Um percentual inferior a 2%, como nos EUA, não afeta a escola pública, e parece até interessante. Desde que tenha a fiscalização pública dos resultados. Até porque, quem pratica esse tipo de experiência, em princípio, são as famílias com maior poder aquisitivo e mais bem estruturadas. Um governo sério regulamentaria o homeschooling e investiria pesado no ensino público. Claro, também procuraria inibir ao máximo a entrada de grupos estrangeiros no setor de ensino, que vêm para o Brasil arrancar dinheiro da população, sem a menor preocupação com o nível da educação e com qualquer projeto de desenvolvimento nacional.
No Brasil o governo não só não investe mais em educação, como elegeu os setores prioritários como principais vítimas dos cortes orçamentários. Segundo o Inesc (Instituto de Estudos Socioeconômicos) entre 2019 e 2021, a execução orçamentária da educação diminuiu R$ 8 bilhões em termos reais. Para 2022 o valor autorizado para educação (R$ 123,7 bilhões) é R$ 6,2 bilhões menor que o recurso de 2021 (R$ 129,8 bilhões). O governo anuncia cortes o tempo todo,
sempre em prejuízo de Saúde e Educação. No último dia 25, por exemplo, o Ministério da Economia anunciou que o bloqueio adicional de R$ 6,73 bilhões deve ser feito nos Ministérios da Saúde e da Educação. Isso ao mesmo tempo em que mantém o chamado orçamento secreto, que é uma verdadeira aberração.
A defesa do governo no ensino domiciliar está relacionada também à ideia de implantar o Estado mínimo.
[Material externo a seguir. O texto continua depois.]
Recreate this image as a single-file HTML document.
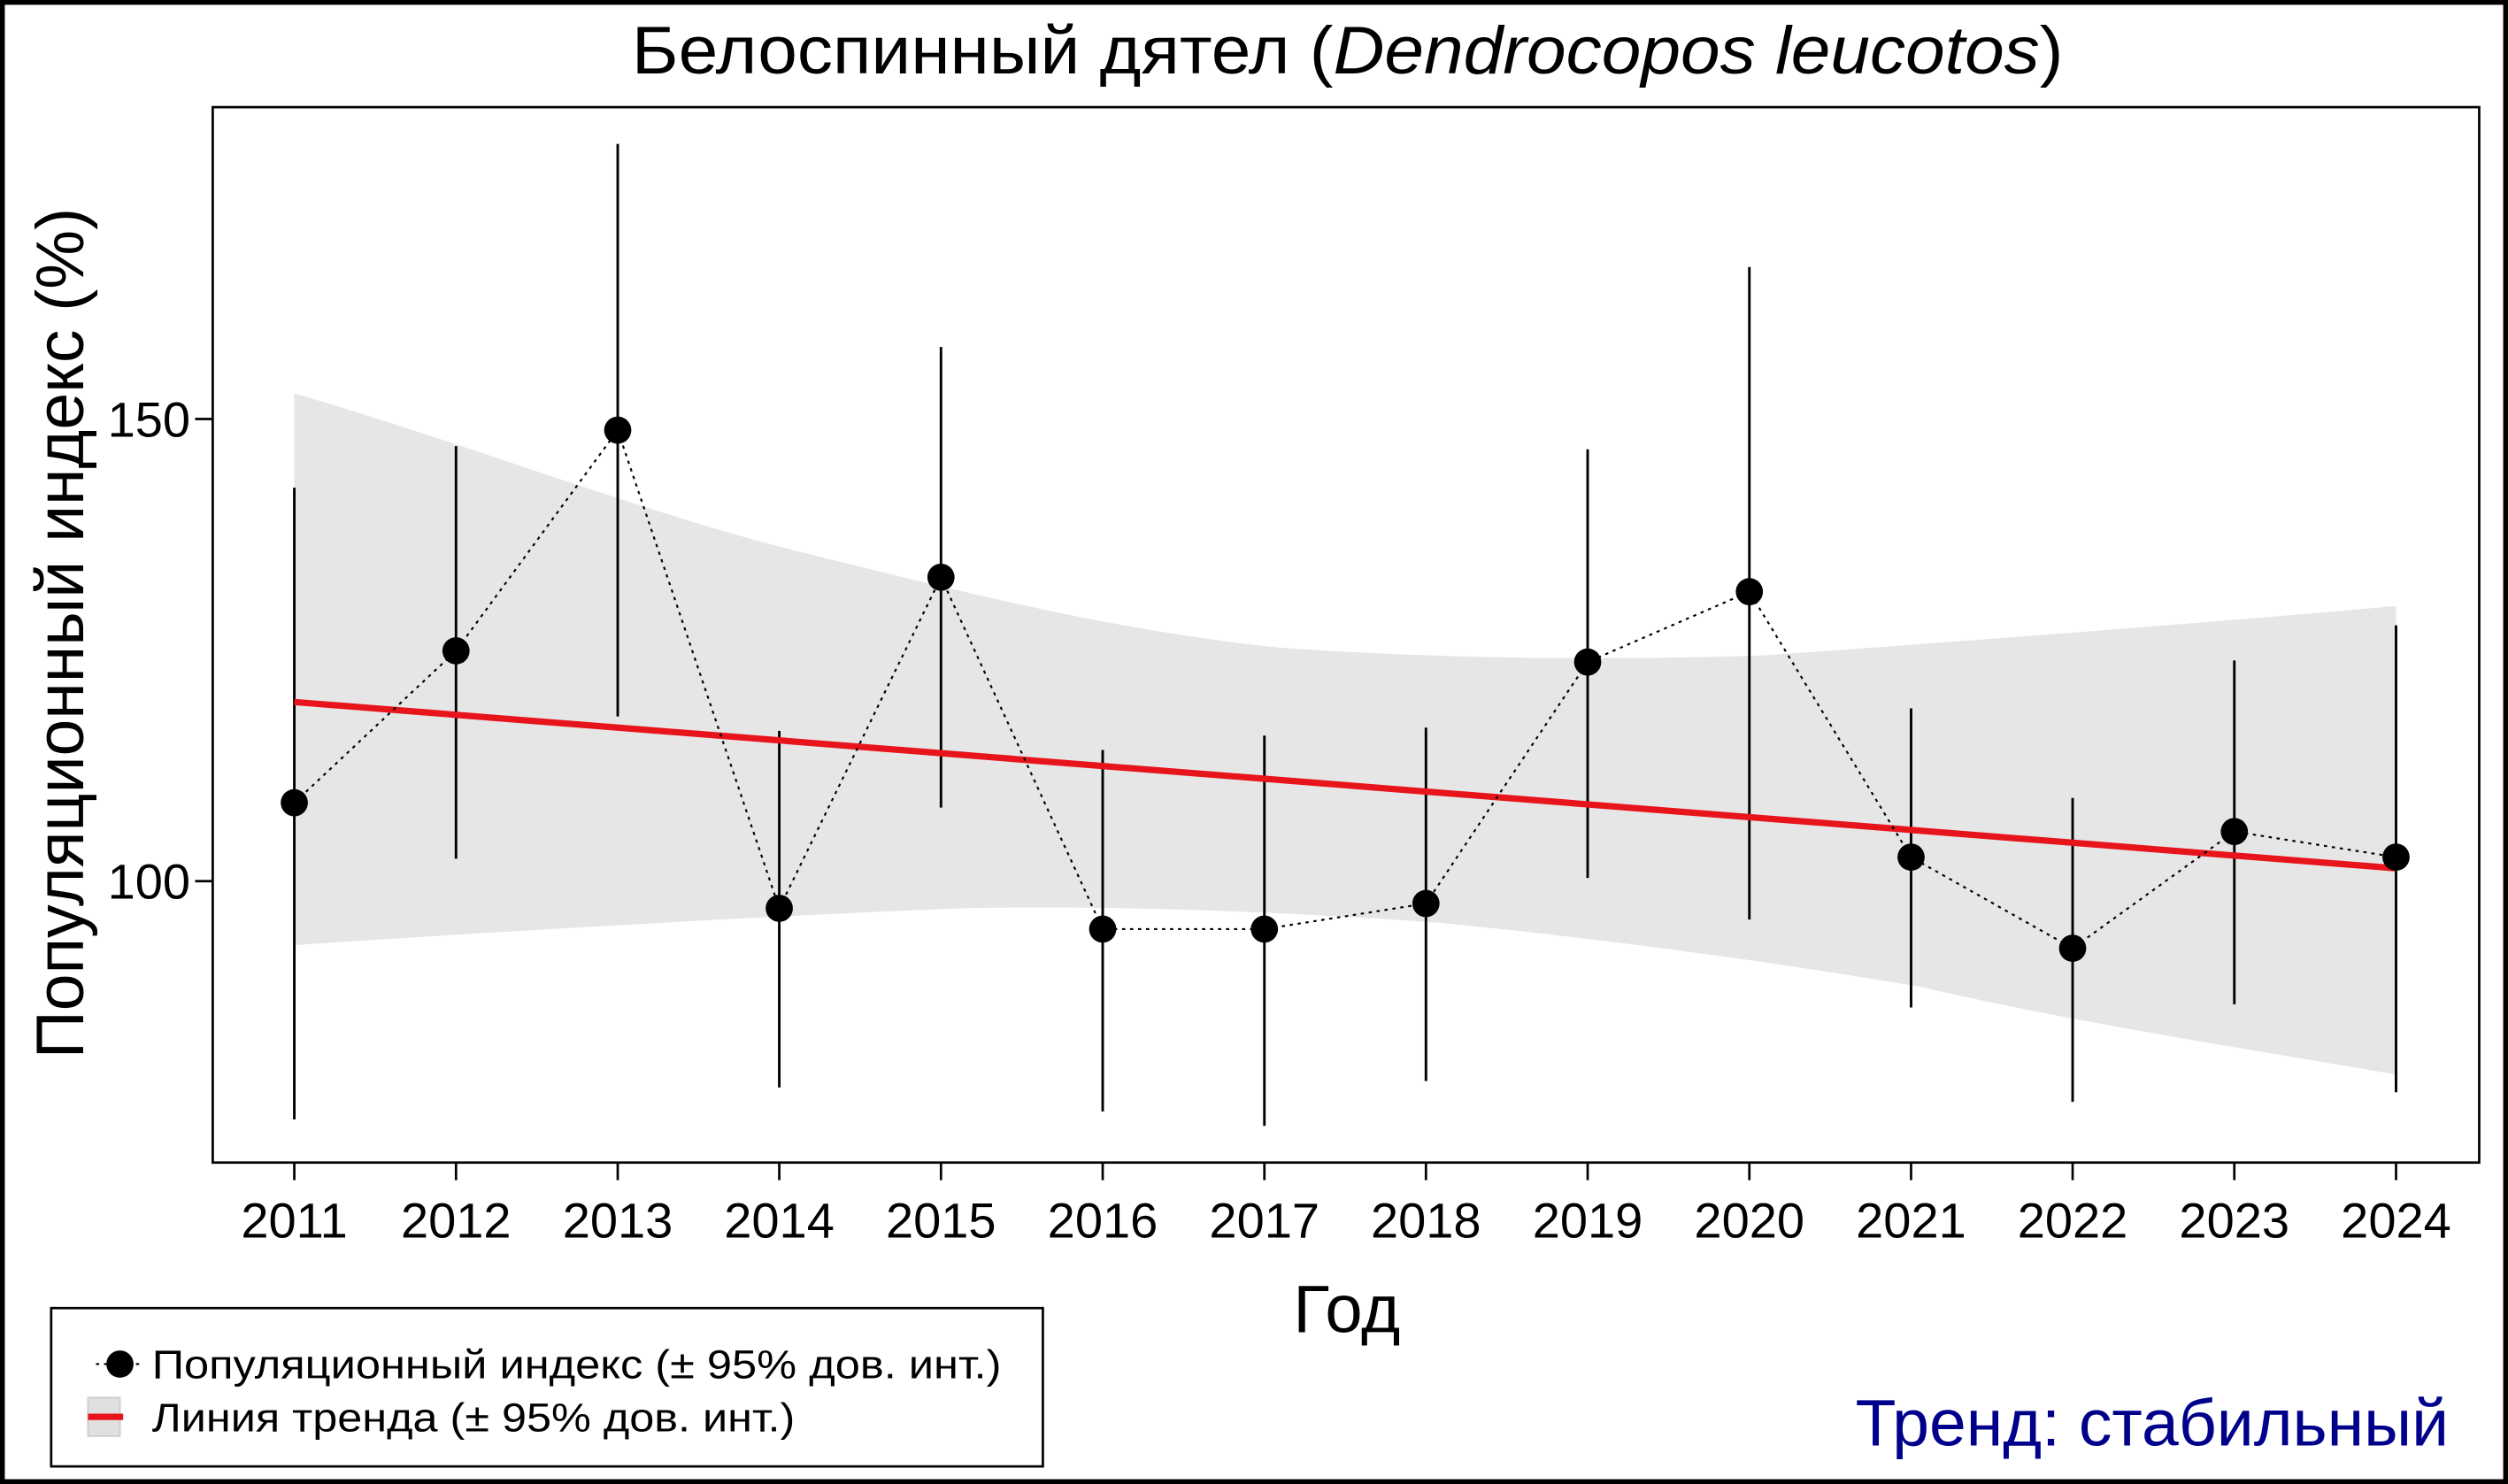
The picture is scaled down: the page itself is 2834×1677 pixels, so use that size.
<!DOCTYPE html>
<html><head><meta charset="utf-8"><style>html,body{margin:0;padding:0;background:#fff}svg{display:block}</style></head>
<body>
<svg width="2834" height="1677" viewBox="0 0 1568 928" preserveAspectRatio="none" xmlns="http://www.w3.org/2000/svg" font-family="'Liberation Sans', sans-serif">
<rect x="0" y="0" width="1568" height="928" fill="#fff"/>
<rect x="1.5" y="1.5" width="1565" height="925" fill="none" stroke="#000" stroke-width="3"/>
<path d="M184,246 C300,280 400,320 500,345 C600,370 700,395 800,405 C900,412 1000,413 1100,410 C1200,403 1350,392 1498,379 L1498,672 C1400,655 1300,640 1200,617 C1100,600 1000,587 900,577 C800,570 700,566 600,568 C500,572 350,580 184,591 Z" fill="#e6e6e6"/>
<rect x="133" y="67" width="1417" height="660" fill="none" stroke="#000" stroke-width="1.5"/>
<g stroke="#000" stroke-width="1.5">
<line x1="122" y1="262" x2="133" y2="262"/><line x1="122" y1="551" x2="133" y2="551"/>
</g>
<g font-size="31" text-anchor="end"><text x="119" y="273">150</text><text x="119" y="562">100</text></g>
<g stroke="#000" stroke-width="1.5">
<line x1="184" y1="727" x2="184" y2="738"/><line x1="285.1" y1="727" x2="285.1" y2="738"/><line x1="386.2" y1="727" x2="386.2" y2="738"/><line x1="487.2" y1="727" x2="487.2" y2="738"/><line x1="588.3" y1="727" x2="588.3" y2="738"/><line x1="689.4" y1="727" x2="689.4" y2="738"/><line x1="790.5" y1="727" x2="790.5" y2="738"/><line x1="891.5" y1="727" x2="891.5" y2="738"/><line x1="992.6" y1="727" x2="992.6" y2="738"/><line x1="1093.7" y1="727" x2="1093.7" y2="738"/><line x1="1194.8" y1="727" x2="1194.8" y2="738"/><line x1="1295.8" y1="727" x2="1295.8" y2="738"/><line x1="1396.9" y1="727" x2="1396.9" y2="738"/><line x1="1498" y1="727" x2="1498" y2="738"/>
</g>
<g font-size="31" text-anchor="middle">
<text x="184" y="774">2011</text><text x="285.1" y="774">2012</text><text x="386.2" y="774">2013</text><text x="487.2" y="774">2014</text><text x="588.3" y="774">2015</text><text x="689.4" y="774">2016</text><text x="790.5" y="774">2017</text><text x="891.5" y="774">2018</text><text x="992.6" y="774">2019</text><text x="1093.7" y="774">2020</text><text x="1194.8" y="774">2021</text><text x="1295.8" y="774">2022</text><text x="1396.9" y="774">2023</text><text x="1498" y="774">2024</text>
</g>
<g stroke="#000" stroke-width="1.6">
<line x1="184" y1="305" x2="184" y2="700"/><line x1="285.1" y1="279" x2="285.1" y2="537"/><line x1="386.2" y1="90" x2="386.2" y2="448"/><line x1="487.2" y1="457" x2="487.2" y2="680"/><line x1="588.3" y1="217" x2="588.3" y2="505"/><line x1="689.4" y1="469" x2="689.4" y2="695"/><line x1="790.5" y1="460" x2="790.5" y2="704"/><line x1="891.5" y1="455" x2="891.5" y2="676"/><line x1="992.6" y1="281" x2="992.6" y2="549"/><line x1="1093.7" y1="167" x2="1093.7" y2="575"/><line x1="1194.8" y1="443" x2="1194.8" y2="630"/><line x1="1295.8" y1="499" x2="1295.8" y2="689"/><line x1="1396.9" y1="413" x2="1396.9" y2="628"/><line x1="1498" y1="391" x2="1498" y2="683"/>
</g>
<line x1="184" y1="439" x2="1498" y2="543" stroke="#e8141b" stroke-width="4"/>
<polyline points="184,502 285.1,407 386.2,269 487.2,568 588.3,361 689.4,581 790.5,581 891.5,565 992.6,414 1093.7,370 1194.8,536 1295.8,593 1396.9,520 1498,536" fill="none" stroke="#000" stroke-width="1.2" stroke-dasharray="2,3"/>
<g fill="#000">
<circle cx="184" cy="502" r="8.5"/><circle cx="285.1" cy="407" r="8.5"/><circle cx="386.2" cy="269" r="8.5"/><circle cx="487.2" cy="568" r="8.5"/><circle cx="588.3" cy="361" r="8.5"/><circle cx="689.4" cy="581" r="8.5"/><circle cx="790.5" cy="581" r="8.5"/><circle cx="891.5" cy="565" r="8.5"/><circle cx="992.6" cy="414" r="8.5"/><circle cx="1093.7" cy="370" r="8.5"/><circle cx="1194.8" cy="536" r="8.5"/><circle cx="1295.8" cy="593" r="8.5"/><circle cx="1396.9" cy="520" r="8.5"/><circle cx="1498" cy="536" r="8.5"/>
</g>
<text x="395" y="46" font-size="42" textLength="895" lengthAdjust="spacingAndGlyphs">Белоспинный дятел (<tspan font-style="italic">Dendrocopos leucotos</tspan>)</text>
<text x="842" y="833" font-size="42" text-anchor="middle">Год</text>
<text transform="translate(52,396) rotate(-90)" font-size="42" text-anchor="middle" textLength="532" lengthAdjust="spacingAndGlyphs">Популяционный индекс (%)</text>
<rect x="32" y="818" width="620" height="99" fill="#fff" stroke="#000" stroke-width="1.5"/>
<line x1="60" y1="853" x2="90" y2="853" stroke="#000" stroke-width="1.2" stroke-dasharray="2,3"/>
<circle cx="75" cy="853" r="8.5" fill="#000"/>
<rect x="55" y="874" width="20" height="24" fill="#e0e0e0" stroke="#ccc"/>
<line x1="55" y1="886" x2="77" y2="886" stroke="#e8141b" stroke-width="4"/>
<text x="95" y="862" font-size="25" textLength="531" lengthAdjust="spacingAndGlyphs">Популяционный индекс (± 95% дов. инт.)</text>
<text x="95" y="895" font-size="25" textLength="402" lengthAdjust="spacingAndGlyphs">Линия тренда (± 95% дов. инт.)</text>
<text x="1531" y="904" font-size="41" text-anchor="end" fill="#00008b" textLength="371" lengthAdjust="spacingAndGlyphs">Тренд: стабильный</text>
</svg>
</body></html>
Enquanto o orçamento federal previsto para a educação neste ano é de R$ 123,7 bilhões, as despesas totais do governo este ano com o pagamento de juros vão ficar na casa de R$ 700 bilhões, alta de 56% sobre os R$ 448,2 bilhões gastos em 2021. Ou seja, meia dúzia de banqueiros e outros especuladores vão receber em seus cofres neste ano, o equivalente a mais de 5 vezes o orçamento para a educação. Mas eles acham pouco, querem diminuir o gasto do Estado com educação e mandar mais dinheiro para os banqueiros nacionais e internacionais. Juntamente com o desmonte do Estado, há um processo de desnacionalização da educação no Brasil, que é gravíssimo. São grandes grupos multinacionais que estão tomando conta da educação brasileira, o que representa um grande risco para o próprio futuro do país. A defesa da educação escolar domiciliar parte do pressuposto de que a educação formal se limita ao ensino do que está no currículo, com avaliação periódica em determinados momentos da trajetória curricular. Mas a Educação Escolar vai muito além disso, possibilitando: socialização do educando com outras crianças e jovens, exposição ao contraditório etc. A Educação não significa apenas acumulação de informações, chamada pelo educador Paulo Freire de “educação bancária”, mas algo sistêmico, que inclui além de obtenção de conhecimento, compreensão da estrutura social e formação para a cidadania. Na educação escolar em casa dificilmente haverá pluralismo e diversidade de ideias. Ademais, segundo os estudiosos, não existem evidências na literatura internacional de que crianças e jovens em ensino em casa tenham desempenho escolar melhor em relação a um estudante em educação tradicional. Ou seja, não há evidências que uma criança aprenderia mais na educação domiciliar do que na escola formal.